**Aim:** Set the listing down unchanged, minus every embedded image.

**Dataset content:**
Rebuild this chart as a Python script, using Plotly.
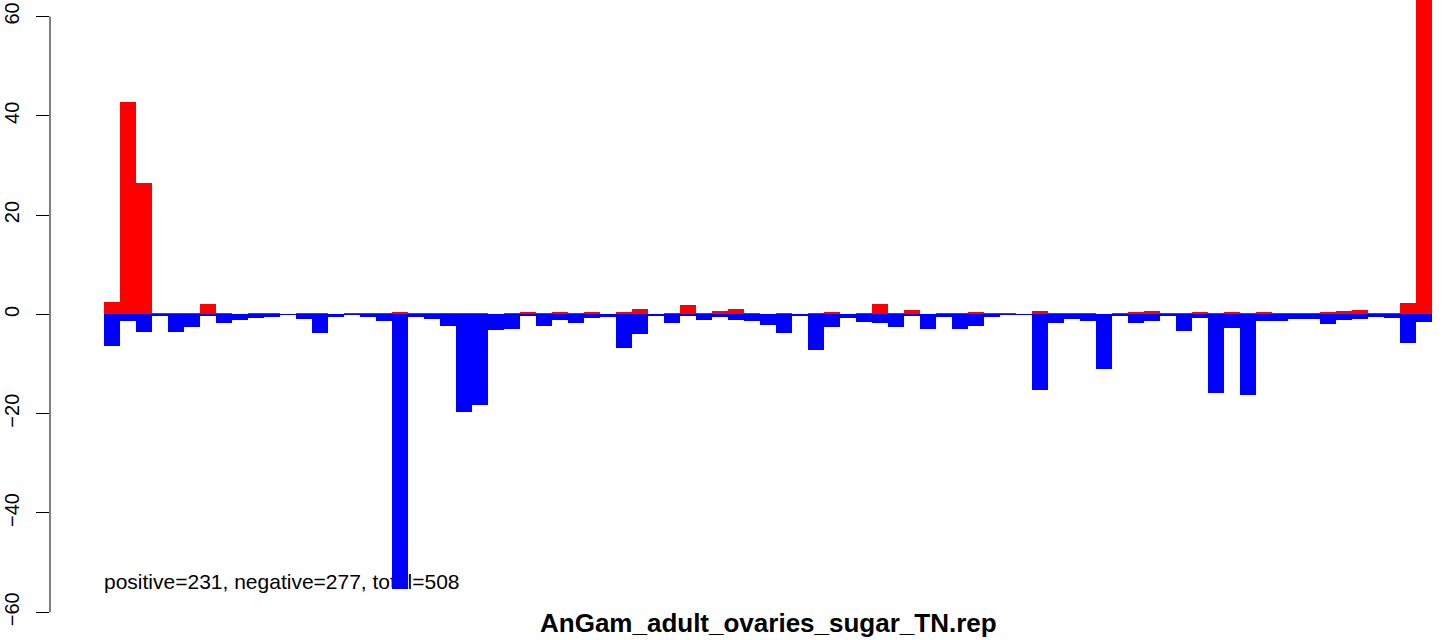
import plotly.graph_objects as go

title_text = "AnGam_adult_ovaries_sugar_TN.rep"
summary_text = "positive=231, negative=277, total=508"

positive = [2.5, 42.8, 26.5, 0.15, 0.2, 0.2, 2.1, 0.15, 0, 0.33,
            0.15, 0, 0.15, 0.15, 0, 0.33, 0.15, 0.15, 0.53, 0.15,
            0.33, 0.15, 0.15, 0.33, 0, 0.15, 0.53, 0.15, 0.53, 0.33,
            0.53, 0, 0.53, 1.13, 0, 0.15, 1.93, 0.15, 0.73, 1.13,
            0.15, 0, 0.15, 0, 0.33, 0.53, 0, 0.15, 2.13, 0.15,
            0.93, 0, 0.33, 0.33, 0.53, 0.15, 0.15, 0, 0.73, 0.15,
            0.15, 0.33, 0, 0.15, 0.53, 0.73, 0.15, 0.15, 0.53, 0.15,
            0.53, 0.33, 0.53, 0.15, 0.15, 0.15, 0.53, 0.73, 0.93, 0.15,
            0.33, 2.35, 70]

negative = [-6.3, -1.4, -3.6, -0.4, -3.5, -2.6, -0.3, -1.8, -1.2, -0.8,
            -0.6, -0.1, -1.0, -3.8, -0.5, -0.1, -0.5, -1.4, -55.3, -0.5,
            -0.9, -2.4, -19.7, -18.3, -3.2, -3.0, -0.2, -2.4, -1.2, -1.8,
            -0.8, -0.6, -6.8, -4.0, -0.4, -1.8, -0.2, -1.2, -0.6, -1.2,
            -1.4, -2.2, -3.8, -0.4, -7.2, -2.6, -0.8, -1.6, -1.8, -2.6,
            -0.2, -3.0, -0.6, -3.0, -2.4, -0.6, -0.1, -0.1, -15.2, -1.8,
            -1.0, -1.4, -10.9, -0.3, -1.8, -1.4, -0.4, -3.4, -0.8, -15.8,
            -2.8, -16.2, -1.4, -1.4, -1.0, -1.0, -2.0, -1.2, -1.0, -0.6,
            -0.8, -5.8, -1.6]

y_ticks = [-60, -40, -20, 0, 20, 40, 60]
y_tick_labels = ["\u221260", "\u221240", "\u221220", "0", "20", "40", "60"]

idx = list(range(len(positive)))
n = len(idx)

XR = [-3.875, 83.0]
YR = [-65.58, 63.32]
FONT = "Liberation Sans, Arial, Helvetica, sans-serif"

fig = go.Figure()

# summary text drawn below the bars (base axes)
fig.add_trace(go.Scatter(
    x=[-0.5], y=[-54.3], mode="text", text=[summary_text],
    textposition="middle right",
    textfont=dict(family=FONT, size=21, color="black"),
    hoverinfo="skip", showlegend=False, xaxis="x", yaxis="y"))

fig.add_trace(go.Bar(
    x=idx, y=positive, width=1, marker=dict(color="#FF0000", line=dict(width=0)),
    showlegend=False, xaxis="x2", yaxis="y2"))
fig.add_trace(go.Bar(
    x=idx, y=negative, width=1, marker=dict(color="#0000FF", line=dict(width=0)),
    showlegend=False, xaxis="x2", yaxis="y2"))

fig.update_layout(
    width=1455, height=640,
    margin=dict(l=50, r=15, t=0, b=0, autoexpand=False),
    paper_bgcolor="white", plot_bgcolor="white",
    barmode="overlay", bargap=0,
    xaxis=dict(range=XR, visible=False, showgrid=False, zeroline=False, automargin=False),
    yaxis=dict(range=YR, showgrid=False, zeroline=False, showline=False, automargin=False,
               tickmode="array", tickvals=y_ticks, ticktext=y_tick_labels,
               ticks="outside", ticklen=13, tickwidth=1, tickcolor="black",
               tickangle=-90, ticklabelstandoff=9,
               tickfont=dict(family=FONT, size=20, color="black")),
    xaxis2=dict(range=XR, overlaying="x", visible=False, showgrid=False, zeroline=False,
                automargin=False),
    yaxis2=dict(range=YR, overlaying="y", visible=False, showgrid=False, zeroline=False,
                automargin=False),
    shapes=[
        dict(type="line", xref="x", yref="y", x0=-0.5, x1=n - 0.5, y0=0, y1=0,
             line=dict(color="#BEBEBE", width=1), layer="below"),
        dict(type="line", xref="paper", yref="y", x0=0, x1=0,
             y0=y_ticks[0], y1=y_ticks[-1], line=dict(color="black", width=1)),
    ],
    annotations=[
        dict(text="<b>" + title_text + "</b>", xref="x", yref="y",
             x=(n - 1) / 2, y=-62.2, xanchor="center", yanchor="middle",
             showarrow=False, font=dict(family=FONT, size=26, color="black")),
    ],
)

fig.write_html("out.html", config={"displayModeBar": False},
               post_script="document.body.style.margin='0';document.body.style.overflow='hidden';")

**Right answer:**
Rebuild this chart as a Python script, using Plotly.
import plotly.graph_objects as go

title_text = "AnGam_adult_ovaries_sugar_TN.rep"
summary_text = "positive=231, negative=277, total=508"

positive = [2.5, 42.8, 26.5, 0.15, 0.2, 0.2, 2.1, 0.15, 0, 0.33,
            0.15, 0, 0.15, 0.15, 0, 0.33, 0.15, 0.15, 0.53, 0.15,
            0.33, 0.15, 0.15, 0.33, 0, 0.15, 0.53, 0.15, 0.53, 0.33,
            0.53, 0, 0.53, 1.13, 0, 0.15, 1.93, 0.15, 0.73, 1.13,
            0.15, 0, 0.15, 0, 0.33, 0.53, 0, 0.15, 2.13, 0.15,
            0.93, 0, 0.33, 0.33, 0.53, 0.15, 0.15, 0, 0.73, 0.15,
            0.15, 0.33, 0, 0.15, 0.53, 0.73, 0.15, 0.15, 0.53, 0.15,
            0.53, 0.33, 0.53, 0.15, 0.15, 0.15, 0.53, 0.73, 0.93, 0.15,
            0.33, 2.35, 70]

negative = [-6.3, -1.4, -3.6, -0.4, -3.5, -2.6, -0.3, -1.8, -1.2, -0.8,
            -0.6, -0.1, -1.0, -3.8, -0.5, -0.1, -0.5, -1.4, -55.3, -0.5,
            -0.9, -2.4, -19.7, -18.3, -3.2, -3.0, -0.2, -2.4, -1.2, -1.8,
            -0.8, -0.6, -6.8, -4.0, -0.4, -1.8, -0.2, -1.2, -0.6, -1.2,
            -1.4, -2.2, -3.8, -0.4, -7.2, -2.6, -0.8, -1.6, -1.8, -2.6,
            -0.2, -3.0, -0.6, -3.0, -2.4, -0.6, -0.1, -0.1, -15.2, -1.8,
            -1.0, -1.4, -10.9, -0.3, -1.8, -1.4, -0.4, -3.4, -0.8, -15.8,
            -2.8, -16.2, -1.4, -1.4, -1.0, -1.0, -2.0, -1.2, -1.0, -0.6,
            -0.8, -5.8, -1.6]

y_ticks = [-60, -40, -20, 0, 20, 40, 60]
y_tick_labels = ["\u221260", "\u221240", "\u221220", "0", "20", "40", "60"]

idx = list(range(len(positive)))
n = len(idx)

XR = [-3.875, 83.0]
YR = [-65.58, 63.32]
FONT = "Liberation Sans, Arial, Helvetica, sans-serif"

fig = go.Figure()

# summary text drawn below the bars (base axes)
fig.add_trace(go.Scatter(
    x=[-0.5], y=[-54.3], mode="text", text=[summary_text],
    textposition="middle right",
    textfont=dict(family=FONT, size=21, color="black"),
    hoverinfo="skip", showlegend=False, xaxis="x", yaxis="y"))

fig.add_trace(go.Bar(
    x=idx, y=positive, width=1, marker=dict(color="#FF0000", line=dict(width=0)),
    showlegend=False, xaxis="x2", yaxis="y2"))
fig.add_trace(go.Bar(
    x=idx, y=negative, width=1, marker=dict(color="#0000FF", line=dict(width=0)),
    showlegend=False, xaxis="x2", yaxis="y2"))

fig.update_layout(
    width=1455, height=640,
    margin=dict(l=50, r=15, t=0, b=0, autoexpand=False),
    paper_bgcolor="white", plot_bgcolor="white",
    barmode="overlay", bargap=0,
    xaxis=dict(range=XR, visible=False, showgrid=False, zeroline=False, automargin=False),
    yaxis=dict(range=YR, showgrid=False, zeroline=False, showline=False, automargin=False,
               tickmode="array", tickvals=y_ticks, ticktext=y_tick_labels,
               ticks="outside", ticklen=13, tickwidth=1, tickcolor="black",
               tickangle=-90, ticklabelstandoff=9,
               tickfont=dict(family=FONT, size=20, color="black")),
    xaxis2=dict(range=XR, overlaying="x", visible=False, showgrid=False, zeroline=False,
                automargin=False),
    yaxis2=dict(range=YR, overlaying="y", visible=False, showgrid=False, zeroline=False,
                automargin=False),
    shapes=[
        dict(type="line", xref="x", yref="y", x0=-0.5, x1=n - 0.5, y0=0, y1=0,
             line=dict(color="#BEBEBE", width=1), layer="below"),
        dict(type="line", xref="paper", yref="y", x0=0, x1=0,
             y0=y_ticks[0], y1=y_ticks[-1], line=dict(color="black", width=1)),
    ],
    annotations=[
        dict(text="<b>" + title_text + "</b>", xref="x", yref="y",
             x=(n - 1) / 2, y=-62.2, xanchor="center", yanchor="middle",
             showarrow=False, font=dict(family=FONT, size=26, color="black")),
    ],
)

fig.write_html("out.html", config={"displayModeBar": False},
               post_script="document.body.style.margin='0';document.body.style.overflow='hidden';")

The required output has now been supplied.